Question

Find out the Bulk stress on the spherical object of radius $\dfrac{{10}}{\pi }cm$ if area and mass of piston is $50c{m^2}$ and $52kg$ respectively for a cylinder filled with gas.

(A) $1 \times {10^5}N/{m^2}$
(B) $2 \times {10^5}N/{m^2}$
(C) $3 \times {10^5}N/{m^2}$
(D) $4 \times {10^5}N/{m^2}$

Answer 1

Hint
The bulk stress will be the pressure exerted by the gas on the spherical object. So this pressure will be equal to the pressure that is due to the mass of the piston and the pressure due to the atmosphere above the piston.
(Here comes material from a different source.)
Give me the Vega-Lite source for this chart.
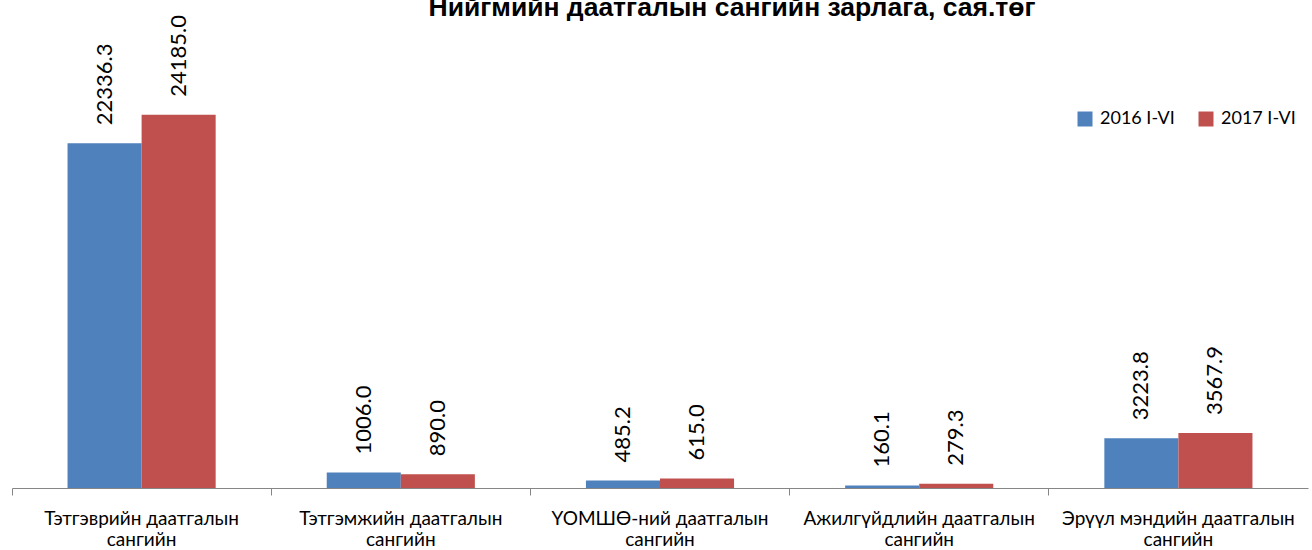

Formula Used: In this solution we will be using the following formula,
$P = \dfrac{F}{A}$
where $P$ is the pressure,
$F$ is the force and $A$ is the area.

Complete step by step answer
The pressure on any object is the force exerted on the object per unit area of it. Now in the question we are asked to find the bulk stress on the ball. This will be equal to the pressure exerted by the gas in the cylinder that is present above the ball.
This pressure exerted by the gas on the ball will be given by the pressure that is exerted by the weight of the piston and as well as the atmospheric pressure above the piston.
Now, in the question we are given the mass of the piston as $50kg$and the area of the piston is given as, $50c{m^2}$.We can write the area in SI unit as, $A = 50 \times {10^{ - 4}}{m^2}$. So the pressure that is exerted by the piston will be the weight of the piston per unit area. Hence let us consider the pressure due to the piston to be ${P_{piston}}$. So the value of ${P_{piston}}$ will be,
${P_{piston}} = \dfrac{{mg}}{A}$. Let us consider the acceleration due to gravity as, $g = 10m/{s^2}$. So substituting we get,
${P_{piston}} = \dfrac{{50 \times 10}}{{50 \times {{10}^{ - 4}}}}$
On calculating we get,
${P_{piston}} = 1 \times {10^5}N/{m^2}$.
The pressure on the gas is the sum of the pressure due to the piston and the atmospheric pressure. The atmospheric pressure can be considered as, ${P_{atm}} = 1 \times {10^5}Pa$.
So we get the pressure on the gas as,
${P_{gas}} = {P_{piston}} + {P_{atm}}$
Substituting the values we get,
${P_{gas}} = \left[ {\left( {1 \times {{10}^5}} \right) + \left( {1 \times {{10}^5}} \right)} \right]N/{m^2}$
So we get,
${P_{gas}} = 2 \times {10^5}N/{m^2}$
This is the bulk stress on the spherical object.
So the correct answer is option B.

Note
The bulk stress is also called the volume stress. It is the force that acts on a body from all the direction and results in the change in the shape of the body, or deforms the body. This deforming force on the body is termed as volume stress.